■ **Exercise instructions**
Collect every line below that contains the word "this".

=-=-=

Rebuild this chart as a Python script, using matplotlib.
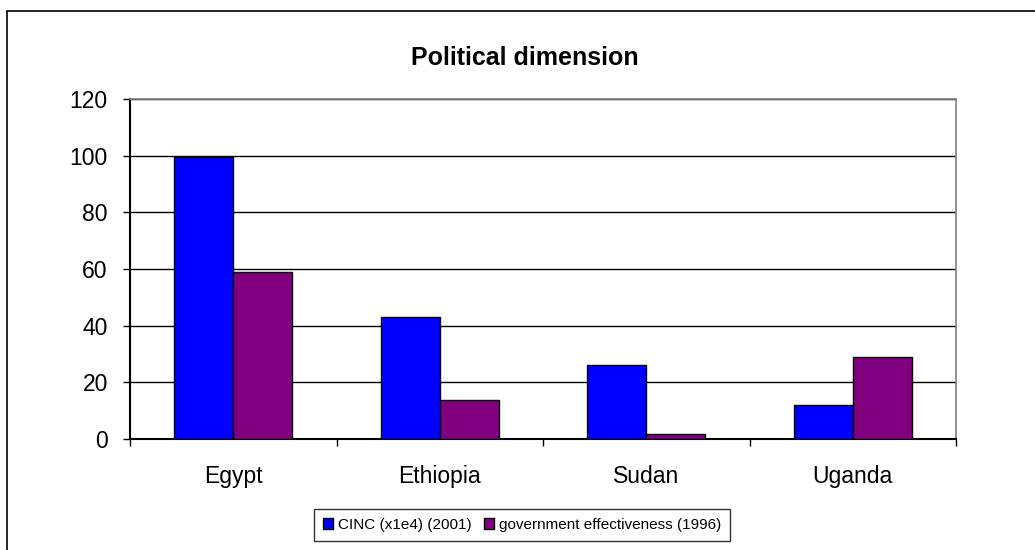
import matplotlib.pyplot as plt
import matplotlib.patches as mpatches
import numpy as np

plt.rcParams['font.family'] = ['Liberation Sans', 'DejaVu Sans']

# Datos
paises = ['Egypt', 'Ethiopia', 'Sudan', 'Uganda']
cinc = [99.5, 43.0, 26.1, 12.1]
gov_eff = [58.8, 13.9, 1.6, 29.0]
etiquetas_series = ['CINC (x1e4) (2001)', 'government effectiveness (1996)']
yticks = [0, 20, 40, 60, 80, 100, 120]

fig = plt.figure(figsize=(10.35, 5.5), dpi=100)
ax = fig.add_axes([130 / 1035, 111 / 550, 826 / 1035, 340 / 550])

# Marco exterior del area del grafico
fig.patches.append(mpatches.Rectangle((7 / 1035, -0.1), 1.2, 0.98 + 0.1,
                                      transform=fig.transFigure, fill=False,
                                      edgecolor='black', linewidth=1.2))

x = np.arange(len(paises))
ancho = 1 / 3.5
ax.bar(x - ancho / 2, cinc, ancho, color='#0000FF', edgecolor='black',
       linewidth=1, label=etiquetas_series[0], zorder=3)
ax.bar(x + ancho / 2, gov_eff, ancho, color='#800080', edgecolor='black',
       linewidth=1, label=etiquetas_series[1], zorder=3)

ax.set_xlim(-0.5, len(paises) - 0.5)
ax.set_ylim(0, 120)
ax.set_yticks(yticks)
ax.yaxis.grid(True, color='black', linewidth=1, zorder=0)
ax.set_axisbelow(True)

ax.set_xticks(x)
ax.set_xticklabels(paises, fontsize=16.5)
ax.set_xticks(np.arange(len(paises) + 1) - 0.5, minor=True)
ax.tick_params(axis='x', which='major', length=0, pad=19)
ax.tick_params(axis='x', which='minor', length=5, width=1, direction='out')
ax.tick_params(axis='y', length=5, width=1, direction='out', labelsize=16.5, pad=11)

for lado in ['left', 'bottom']:
    ax.spines[lado].set_color('black')
    ax.spines[lado].set_linewidth(1.5)
for lado in ['top', 'right']:
    ax.spines[lado].set_color('#808080')
    ax.spines[lado].set_linewidth(1.2)

fig.text(0.507, 0.895, 'Political dimension', ha='center', va='center',
         fontsize=18, fontweight='bold')

leg = fig.legend(loc='center', bbox_to_anchor=(522 / 1035, 1 - 525 / 550),
                 ncol=2, fontsize=11, frameon=True, fancybox=False,
                 handlelength=0.7, handleheight=0.7, handletextpad=0.3,
                 columnspacing=0.8, borderpad=0.6, borderaxespad=0)
leg.get_frame().set_edgecolor('black')
leg.get_frame().set_linewidth(1)

plt.savefig('out.png', dpi=100)
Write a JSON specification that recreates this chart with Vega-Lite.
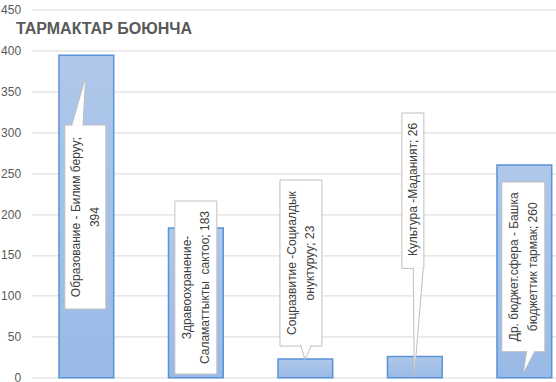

=-=-=

■ **Task output**
Rebuild this chart as a Python script, using matplotlib.
Write a JSON specification that recreates this chart with Vega-Lite.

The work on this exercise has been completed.